---------- Supplied data

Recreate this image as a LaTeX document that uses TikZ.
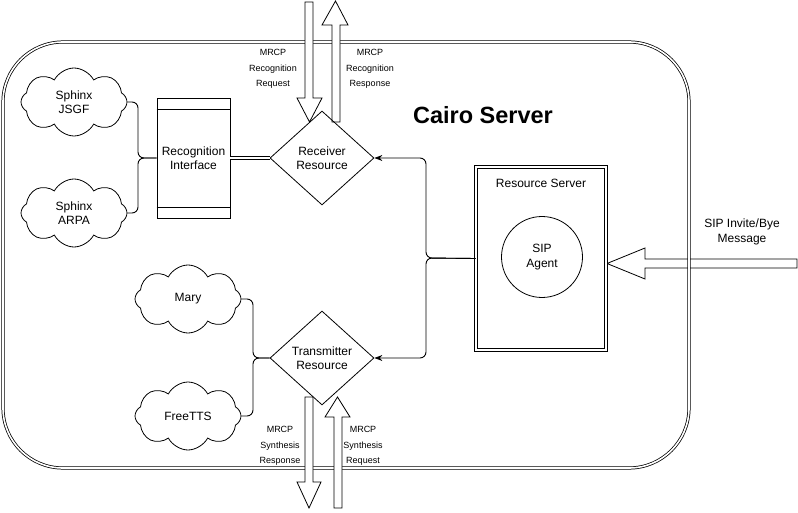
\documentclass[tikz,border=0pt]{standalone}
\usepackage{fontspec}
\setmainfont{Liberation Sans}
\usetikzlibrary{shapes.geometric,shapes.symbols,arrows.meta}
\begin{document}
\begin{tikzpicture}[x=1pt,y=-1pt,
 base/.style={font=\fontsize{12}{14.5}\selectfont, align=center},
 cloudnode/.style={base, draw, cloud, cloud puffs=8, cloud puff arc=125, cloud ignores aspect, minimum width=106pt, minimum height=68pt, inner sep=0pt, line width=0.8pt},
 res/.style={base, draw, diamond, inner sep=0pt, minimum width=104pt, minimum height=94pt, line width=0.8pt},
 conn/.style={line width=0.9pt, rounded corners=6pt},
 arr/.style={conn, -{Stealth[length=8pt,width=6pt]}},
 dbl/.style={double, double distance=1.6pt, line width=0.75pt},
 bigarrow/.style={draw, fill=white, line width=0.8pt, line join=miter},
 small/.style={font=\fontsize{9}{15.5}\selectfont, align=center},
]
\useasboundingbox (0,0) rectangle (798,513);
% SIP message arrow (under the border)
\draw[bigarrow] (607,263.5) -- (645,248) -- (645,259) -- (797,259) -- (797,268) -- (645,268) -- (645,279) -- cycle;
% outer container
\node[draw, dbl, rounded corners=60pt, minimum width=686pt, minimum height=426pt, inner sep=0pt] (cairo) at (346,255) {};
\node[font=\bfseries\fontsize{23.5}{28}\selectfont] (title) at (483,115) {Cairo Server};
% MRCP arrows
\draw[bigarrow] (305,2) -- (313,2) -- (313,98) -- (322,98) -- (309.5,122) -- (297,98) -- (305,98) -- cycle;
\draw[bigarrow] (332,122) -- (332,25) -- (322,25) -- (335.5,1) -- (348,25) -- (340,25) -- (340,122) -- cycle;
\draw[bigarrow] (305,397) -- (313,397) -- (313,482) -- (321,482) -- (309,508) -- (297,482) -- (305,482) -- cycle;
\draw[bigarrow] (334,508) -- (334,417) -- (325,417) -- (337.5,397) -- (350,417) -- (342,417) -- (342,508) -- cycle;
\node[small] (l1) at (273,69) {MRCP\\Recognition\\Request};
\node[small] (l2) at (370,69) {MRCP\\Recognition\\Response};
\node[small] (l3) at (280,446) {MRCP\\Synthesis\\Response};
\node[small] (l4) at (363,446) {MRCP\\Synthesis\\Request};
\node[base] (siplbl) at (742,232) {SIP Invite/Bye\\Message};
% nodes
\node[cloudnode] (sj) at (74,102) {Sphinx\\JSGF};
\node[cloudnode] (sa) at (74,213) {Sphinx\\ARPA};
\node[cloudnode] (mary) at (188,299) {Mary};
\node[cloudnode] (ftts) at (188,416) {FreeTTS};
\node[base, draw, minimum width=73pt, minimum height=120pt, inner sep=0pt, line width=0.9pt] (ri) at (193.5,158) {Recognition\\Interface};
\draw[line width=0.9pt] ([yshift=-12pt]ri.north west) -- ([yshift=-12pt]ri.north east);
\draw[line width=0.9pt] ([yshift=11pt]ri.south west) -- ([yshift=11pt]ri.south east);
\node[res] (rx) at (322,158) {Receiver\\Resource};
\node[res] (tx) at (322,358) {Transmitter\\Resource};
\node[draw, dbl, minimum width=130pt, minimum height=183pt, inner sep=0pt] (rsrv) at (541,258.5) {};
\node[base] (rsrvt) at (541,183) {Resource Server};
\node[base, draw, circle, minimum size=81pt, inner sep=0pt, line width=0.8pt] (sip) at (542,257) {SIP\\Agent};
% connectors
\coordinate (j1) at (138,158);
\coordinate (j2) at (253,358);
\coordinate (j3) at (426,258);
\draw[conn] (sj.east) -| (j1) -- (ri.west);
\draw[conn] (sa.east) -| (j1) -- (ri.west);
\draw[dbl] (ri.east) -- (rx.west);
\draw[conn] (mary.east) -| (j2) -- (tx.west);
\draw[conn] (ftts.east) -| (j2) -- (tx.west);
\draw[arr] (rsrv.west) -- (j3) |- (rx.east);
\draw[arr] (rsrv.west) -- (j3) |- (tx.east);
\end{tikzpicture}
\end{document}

--------------------

> Exercise
Strip out the pictures and quote the remaining data word for word.

> Answer for this exercise
Recreate this image as a LaTeX document that uses TikZ.
\documentclass[tikz,border=0pt]{standalone}
\usepackage{fontspec}
\setmainfont{Liberation Sans}
\usetikzlibrary{shapes.geometric,shapes.symbols,arrows.meta}
\begin{document}
\begin{tikzpicture}[x=1pt,y=-1pt,
 base/.style={font=\fontsize{12}{14.5}\selectfont, align=center},
 cloudnode/.style={base, draw, cloud, cloud puffs=8, cloud puff arc=125, cloud ignores aspect, minimum width=106pt, minimum height=68pt, inner sep=0pt, line width=0.8pt},
 res/.style={base, draw, diamond, inner sep=0pt, minimum width=104pt, minimum height=94pt, line width=0.8pt},
 conn/.style={line width=0.9pt, rounded corners=6pt},
 arr/.style={conn, -{Stealth[length=8pt,width=6pt]}},
 dbl/.style={double, double distance=1.6pt, line width=0.75pt},
 bigarrow/.style={draw, fill=white, line width=0.8pt, line join=miter},
 small/.style={font=\fontsize{9}{15.5}\selectfont, align=center},
]
\useasboundingbox (0,0) rectangle (798,513);
% SIP message arrow (under the border)
\draw[bigarrow] (607,263.5) -- (645,248) -- (645,259) -- (797,259) -- (797,268) -- (645,268) -- (645,279) -- cycle;
% outer container
\node[draw, dbl, rounded corners=60pt, minimum width=686pt, minimum height=426pt, inner sep=0pt] (cairo) at (346,255) {};
\node[font=\bfseries\fontsize{23.5}{28}\selectfont] (title) at (483,115) {Cairo Server};
% MRCP arrows
\draw[bigarrow] (305,2) -- (313,2) -- (313,98) -- (322,98) -- (309.5,122) -- (297,98) -- (305,98) -- cycle;
\draw[bigarrow] (332,122) -- (332,25) -- (322,25) -- (335.5,1) -- (348,25) -- (340,25) -- (340,122) -- cycle;
\draw[bigarrow] (305,397) -- (313,397) -- (313,482) -- (321,482) -- (309,508) -- (297,482) -- (305,482) -- cycle;
\draw[bigarrow] (334,508) -- (334,417) -- (325,417) -- (337.5,397) -- (350,417) -- (342,417) -- (342,508) -- cycle;
\node[small] (l1) at (273,69) {MRCP\\Recognition\\Request};
\node[small] (l2) at (370,69) {MRCP\\Recognition\\Response};
\node[small] (l3) at (280,446) {MRCP\\Synthesis\\Response};
\node[small] (l4) at (363,446) {MRCP\\Synthesis\\Request};
\node[base] (siplbl) at (742,232) {SIP Invite/Bye\\Message};
% nodes
\node[cloudnode] (sj) at (74,102) {Sphinx\\JSGF};
\node[cloudnode] (sa) at (74,213) {Sphinx\\ARPA};
\node[cloudnode] (mary) at (188,299) {Mary};
\node[cloudnode] (ftts) at (188,416) {FreeTTS};
\node[base, draw, minimum width=73pt, minimum height=120pt, inner sep=0pt, line width=0.9pt] (ri) at (193.5,158) {Recognition\\Interface};
\draw[line width=0.9pt] ([yshift=-12pt]ri.north west) -- ([yshift=-12pt]ri.north east);
\draw[line width=0.9pt] ([yshift=11pt]ri.south west) -- ([yshift=11pt]ri.south east);
\node[res] (rx) at (322,158) {Receiver\\Resource};
\node[res] (tx) at (322,358) {Transmitter\\Resource};
\node[draw, dbl, minimum width=130pt, minimum height=183pt, inner sep=0pt] (rsrv) at (541,258.5) {};
\node[base] (rsrvt) at (541,183) {Resource Server};
\node[base, draw, circle, minimum size=81pt, inner sep=0pt, line width=0.8pt] (sip) at (542,257) {SIP\\Agent};
% connectors
\coordinate (j1) at (138,158);
\coordinate (j2) at (253,358);
\coordinate (j3) at (426,258);
\draw[conn] (sj.east) -| (j1) -- (ri.west);
\draw[conn] (sa.east) -| (j1) -- (ri.west);
\draw[dbl] (ri.east) -- (rx.west);
\draw[conn] (mary.east) -| (j2) -- (tx.west);
\draw[conn] (ftts.east) -| (j2) -- (tx.west);
\draw[arr] (rsrv.west) -- (j3) |- (rx.east);
\draw[arr] (rsrv.west) -- (j3) |- (tx.east);
\end{tikzpicture}
\end{document}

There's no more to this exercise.